A dimensão dos efeitos ainda não está apurada com rigor, mas a economista Susana Peralta não tem dúvidas que a atual crise pandémica pode deixar “cicatrizes profundas e difíceis de sarar” que afetarão os jovens em particular. A conclusão surge no relatório “Portugal, Balanço Social 2020 – Um retrato do país e dos efeitos da pandemia”, divulgado esta quarta-feira, 3 de março, um documento que alerta também para a resposta insuficiente do Plano de Recuperação e Resiliência (PRR) na resolução dos problemas imediatos.

“Uma das coisas piores da perspetiva do que vai ser esta crise é o que estamos a fazer aos jovens e às crianças. Sabemos que os jovens que entram no mercado de trabalho num período de crise, enfim, há cicatrizes que perduram no tempo. O facto de esta crise estar a bater muito à porta dos jovens sob muitos pontos de vista – isolamento, não haver perspetivas de emigração, saúde mental, escolaridade, entrada no mercado de trabalho – é algo que nos pode deixar cicatrizes que nos vão custar muito a médio e longo prazo”, disse a economista à agência Lusa.

Segundo a autora do estudo, desenvolvido na Faculdade de Economia da Universidade Nova de Lisboa, esta crise é ainda mais assimétrica nos seus efeitos, incidindo particularmente sobre “franjas mais frágeis” da população, como os trabalhadores precários e com salários baixos que perderam o emprego de imediato, sobretudo nos casos associados ao turismo. Será o caso dos jovens, muitos deles há pouco tempo no mercado de trabalho, com baixos salários e por vezes baixas qualificações, o que os limita na capacidade de encontrar alternativas, até mesmo na emigração.

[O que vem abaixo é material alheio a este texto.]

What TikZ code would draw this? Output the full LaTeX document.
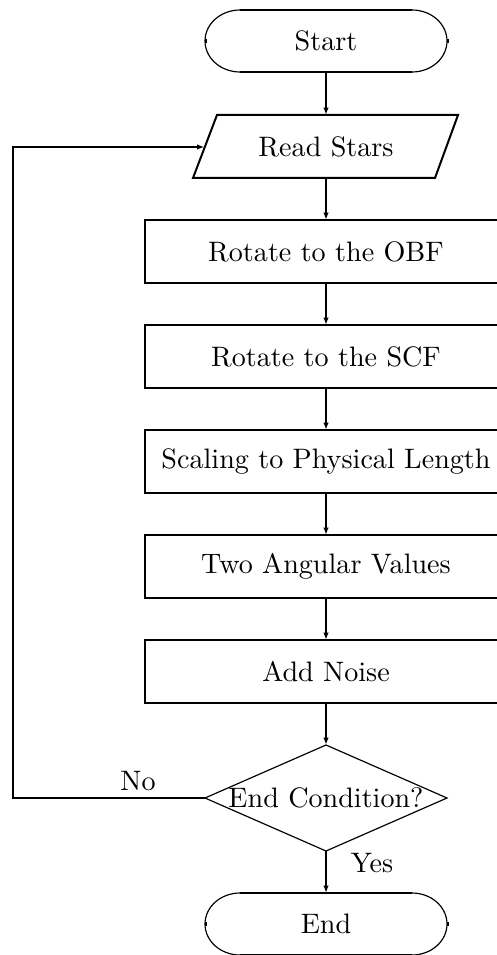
\documentclass[tikz,border=0pt]{standalone}
\usetikzlibrary{arrows.meta,calc}

% one drawing unit = one pixel of the 497 x 955 sheet
\newcommand\pxu{0.3555pt}

% rounded terminal outline around a plain node: thick flat sides, thin end arcs
\newcommand\terminalshape[1]{%
  \draw[edgeline] ($(#1.north west)+(35,0)$) -- ($(#1.north east)+(-35,0)$);
  \draw[edgeline] ($(#1.south west)+(35,0)$) -- ($(#1.south east)+(-35,0)$);
  \draw[hairline] ($(#1.north west)+(35,0)$)
     arc[start angle=90, end angle=270, x radius=12.44pt, y radius=11.02pt];
  \draw[hairline] ($(#1.south east)+(-35,0)$)
     arc[start angle=270, end angle=450, x radius=12.44pt, y radius=11.02pt];
  \draw[edgeline] ($(#1.west)+(0.5,-2)$) -- ($(#1.west)+(0.5,2)$);
  \draw[edgeline] ($(#1.east)+(0.5,-2)$) -- ($(#1.east)+(0.5,2)$);
}

\begin{document}
\begin{tikzpicture}[x=\pxu, y=-\pxu,
  edgeline/.style={line width=0.71pt},
  hairline/.style={line width=0.42pt},
  conn/.style={line width=0.71pt, -{Latex[length=2.6pt,width=1.9pt]}},
  hidden/.style={rectangle, inner sep=0pt, outer sep=0pt},
  stepbox/.style={rectangle, draw, edgeline, inner sep=0pt, outer sep=0pt,
                  minimum width=362*\pxu, minimum height=63*\pxu},
  termbox/.style={hidden, minimum width=242*\pxu, minimum height=62*\pxu},
  lbl/.style={inner sep=0pt},
  ]
\useasboundingbox (0,0) rectangle (497,955);
\clip (0,0) rectangle (497,955);

% start / end terminals
\node[termbox] (start) at (326,41) {Start};
\terminalshape{start}

\node[termbox] (stop) at (326,924) {End};
\terminalshape{stop}

% input parallelogram
\node[hidden, minimum width=241*\pxu, minimum height=63*\pxu] (read) at (326,146.5) {Read Stars};
\draw[edgeline] ($(read.center)+(-109,-31.5)$) -- ($(read.center)+(132,-31.5)$)
   -- ($(read.center)+(109,31.5)$) -- ($(read.center)+(-133,31.5)$) -- cycle;
\coordinate (readin) at ($(read.center)+(-121.5,0.5)$);

% processing steps
\node[stepbox] (obf)   at (326,251.5) {Rotate to the OBF};
\node[stepbox] (scf)   at (326,356.5) {Rotate to the SCF};
\node[stepbox] (scale) at (326,461.5) {Scaling to Physical Length};
\node[stepbox] (ang)   at (326,566.5) {Two Angular Values};
\node[stepbox] (noise) at (326,671.5) {Add Noise};

% decision
\node[hidden, minimum width=242*\pxu, minimum height=106*\pxu] (dec) at (326,798) {End Condition?};
\draw[hairline] (dec.north) -- (dec.east) -- (dec.south) -- (dec.west) -- cycle;

% main flow
\draw[conn] (start.south) -- (read.north);
\draw[conn] (read.south) -- (obf.north);
\draw[conn] (obf.south) -- (scf.north);
\draw[conn] (scf.south) -- (scale.north);
\draw[conn] (scale.south) -- (ang.north);
\draw[conn] (ang.south) -- (noise.north);
\draw[conn] (noise.south) -- (dec.north);
\draw[conn] (dec.south) -- (stop.north);

% loop back
\coordinate (loopcorner) at (13,798);
\draw[conn] (dec.west) -- (loopcorner) |- (readin);

\node[lbl] (nolbl)  at (138,781) {No};
\node[lbl] (yeslbl) at (372,863) {Yes};
\end{tikzpicture}
\end{document}
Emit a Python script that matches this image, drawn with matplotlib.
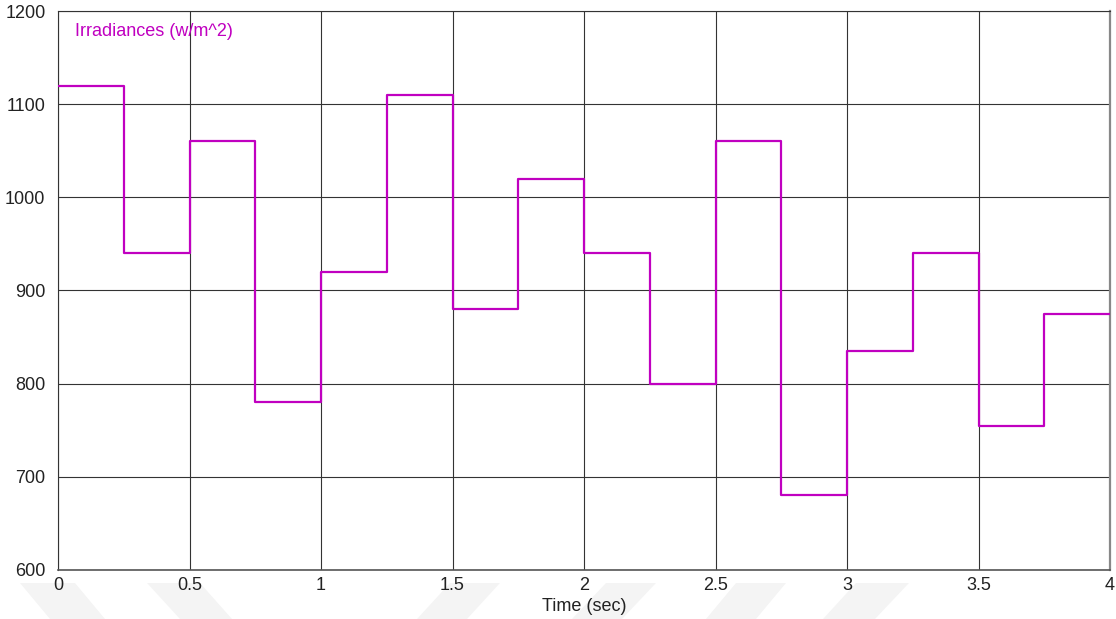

Em relação ao PRR, a economista considera ser um programa de resposta à pandemia que não resolve os problemas imediatos das pessoas, que rapidamente se vão confrontar, por exemplo, com o fim das moratórias. “As pessoas estão a precisar de pagar as contas agora. Há coisas que podemos adiar, há coisas que o mercado de crédito nos permite resolver, mas não posso viver hoje da comida que vou comer daqui a dois anos. As pessoas precisam de pagar as contas, de água a correr nas torneiras e de eletricidade em casa e precisam de uma casa”, sublinhou.

Susana Peralta, que numa entrevista recente ao Jornal I defendeu que a “burguesia do teletrabalho” devia ajudar a pagar a crise, com um imposto extraordinário sobre quem não perdeu rendimentos, sejam eles de trabalho ou de capital, criticou ainda o facto de o PRR não incluir nenhum plano de recuperação de aprendizagens para as crianças que perderam quase dois anos letivos.

“Se eu lá visse um terço daquilo para gastar em recuperação de aprendizagens desta geração que estamos a deixar cruelmente para trás e só lhes vamos deixar é dívida para pagar, se eu visse isso já achava que aquilo era extraordinário. Nem isso lá vejo, estão lá 500 milhões [de euros] para comprar computadores”, afirmou, pedindo um plano que meta “muito dinheiro” e “muitos professores” nas escolas.